**Data block:**
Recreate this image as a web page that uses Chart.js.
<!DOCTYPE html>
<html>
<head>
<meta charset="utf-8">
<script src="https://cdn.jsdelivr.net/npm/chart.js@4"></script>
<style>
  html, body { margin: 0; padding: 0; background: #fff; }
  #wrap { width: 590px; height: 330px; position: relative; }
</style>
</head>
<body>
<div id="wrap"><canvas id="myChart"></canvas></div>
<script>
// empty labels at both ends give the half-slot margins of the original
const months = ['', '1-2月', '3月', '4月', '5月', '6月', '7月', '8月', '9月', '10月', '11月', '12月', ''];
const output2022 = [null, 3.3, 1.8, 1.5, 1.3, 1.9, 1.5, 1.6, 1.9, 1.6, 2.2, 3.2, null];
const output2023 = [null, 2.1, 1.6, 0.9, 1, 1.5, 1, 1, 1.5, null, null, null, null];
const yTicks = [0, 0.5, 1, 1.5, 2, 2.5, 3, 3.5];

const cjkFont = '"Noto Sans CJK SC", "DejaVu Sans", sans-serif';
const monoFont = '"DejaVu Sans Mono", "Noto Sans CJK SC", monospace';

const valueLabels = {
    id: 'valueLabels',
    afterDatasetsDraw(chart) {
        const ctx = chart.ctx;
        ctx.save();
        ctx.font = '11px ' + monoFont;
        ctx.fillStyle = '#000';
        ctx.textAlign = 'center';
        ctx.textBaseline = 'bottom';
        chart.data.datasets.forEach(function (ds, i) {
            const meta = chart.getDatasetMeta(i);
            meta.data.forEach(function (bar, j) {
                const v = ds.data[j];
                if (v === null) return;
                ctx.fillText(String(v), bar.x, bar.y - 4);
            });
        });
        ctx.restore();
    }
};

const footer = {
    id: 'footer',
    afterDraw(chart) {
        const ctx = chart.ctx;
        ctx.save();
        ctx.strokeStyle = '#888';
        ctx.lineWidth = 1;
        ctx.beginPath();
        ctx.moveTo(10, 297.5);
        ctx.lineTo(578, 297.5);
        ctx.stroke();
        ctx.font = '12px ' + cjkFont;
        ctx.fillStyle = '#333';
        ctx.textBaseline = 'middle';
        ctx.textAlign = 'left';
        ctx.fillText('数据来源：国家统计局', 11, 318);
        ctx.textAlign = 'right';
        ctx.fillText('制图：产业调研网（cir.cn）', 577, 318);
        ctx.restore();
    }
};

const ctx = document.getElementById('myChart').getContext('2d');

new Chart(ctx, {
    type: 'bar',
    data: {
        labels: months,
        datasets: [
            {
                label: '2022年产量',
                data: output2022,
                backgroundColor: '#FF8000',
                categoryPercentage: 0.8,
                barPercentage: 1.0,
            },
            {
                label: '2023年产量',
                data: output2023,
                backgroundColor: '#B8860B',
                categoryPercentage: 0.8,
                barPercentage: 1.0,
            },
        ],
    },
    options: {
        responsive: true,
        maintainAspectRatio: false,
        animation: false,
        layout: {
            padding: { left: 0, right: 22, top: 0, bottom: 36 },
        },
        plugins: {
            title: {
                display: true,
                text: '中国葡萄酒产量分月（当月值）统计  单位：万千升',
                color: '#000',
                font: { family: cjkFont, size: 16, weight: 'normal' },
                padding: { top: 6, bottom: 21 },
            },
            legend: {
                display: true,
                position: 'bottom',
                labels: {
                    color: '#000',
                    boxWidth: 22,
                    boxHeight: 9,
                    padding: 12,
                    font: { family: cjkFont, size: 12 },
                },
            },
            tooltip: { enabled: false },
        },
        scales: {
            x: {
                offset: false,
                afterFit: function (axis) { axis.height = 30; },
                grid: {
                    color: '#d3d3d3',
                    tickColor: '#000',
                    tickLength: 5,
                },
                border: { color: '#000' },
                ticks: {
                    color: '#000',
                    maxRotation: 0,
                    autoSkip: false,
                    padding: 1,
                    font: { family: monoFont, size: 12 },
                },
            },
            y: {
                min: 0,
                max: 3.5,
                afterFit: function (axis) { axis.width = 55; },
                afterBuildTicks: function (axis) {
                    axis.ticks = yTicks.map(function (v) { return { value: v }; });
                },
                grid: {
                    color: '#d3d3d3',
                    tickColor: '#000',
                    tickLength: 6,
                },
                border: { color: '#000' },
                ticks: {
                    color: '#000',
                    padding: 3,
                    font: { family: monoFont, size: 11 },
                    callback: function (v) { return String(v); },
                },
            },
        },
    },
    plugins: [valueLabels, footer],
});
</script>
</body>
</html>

**Directions for this task:** Write out exactly, please, the lines beginning at the start of the material and ending with the line that holds "const ctx = document.getElementById('myChart').getContext('2d');", both included.

**Exercise response:**
Recreate this image as a web page that uses Chart.js.
<!DOCTYPE html>
<html>
<head>
<meta charset="utf-8">
<script src="https://cdn.jsdelivr.net/npm/chart.js@4"></script>
<style>
  html, body { margin: 0; padding: 0; background: #fff; }
  #wrap { width: 590px; height: 330px; position: relative; }
</style>
</head>
<body>
<div id="wrap"><canvas id="myChart"></canvas></div>
<script>
// empty labels at both ends give the half-slot margins of the original
const months = ['', '1-2月', '3月', '4月', '5月', '6月', '7月', '8月', '9月', '10月', '11月', '12月', ''];
const output2022 = [null, 3.3, 1.8, 1.5, 1.3, 1.9, 1.5, 1.6, 1.9, 1.6, 2.2, 3.2, null];
const output2023 = [null, 2.1, 1.6, 0.9, 1, 1.5, 1, 1, 1.5, null, null, null, null];
const yTicks = [0, 0.5, 1, 1.5, 2, 2.5, 3, 3.5];

const cjkFont = '"Noto Sans CJK SC", "DejaVu Sans", sans-serif';
const monoFont = '"DejaVu Sans Mono", "Noto Sans CJK SC", monospace';

const valueLabels = {
    id: 'valueLabels',
    afterDatasetsDraw(chart) {
        const ctx = chart.ctx;
        ctx.save();
        ctx.font = '11px ' + monoFont;
        ctx.fillStyle = '#000';
        ctx.textAlign = 'center';
        ctx.textBaseline = 'bottom';
        chart.data.datasets.forEach(function (ds, i) {
            const meta = chart.getDatasetMeta(i);
            meta.data.forEach(function (bar, j) {
                const v = ds.data[j];
                if (v === null) return;
                ctx.fillText(String(v), bar.x, bar.y - 4);
            });
        });
        ctx.restore();
    }
};

const footer = {
    id: 'footer',
    afterDraw(chart) {
        const ctx = chart.ctx;
        ctx.save();
        ctx.strokeStyle = '#888';
        ctx.lineWidth = 1;
        ctx.beginPath();
        ctx.moveTo(10, 297.5);
        ctx.lineTo(578, 297.5);
        ctx.stroke();
        ctx.font = '12px ' + cjkFont;
        ctx.fillStyle = '#333';
        ctx.textBaseline = 'middle';
        ctx.textAlign = 'left';
        ctx.fillText('数据来源：国家统计局', 11, 318);
        ctx.textAlign = 'right';
        ctx.fillText('制图：产业调研网（cir.cn）', 577, 318);
        ctx.restore();
    }
};

const ctx = document.getElementById('myChart').getContext('2d');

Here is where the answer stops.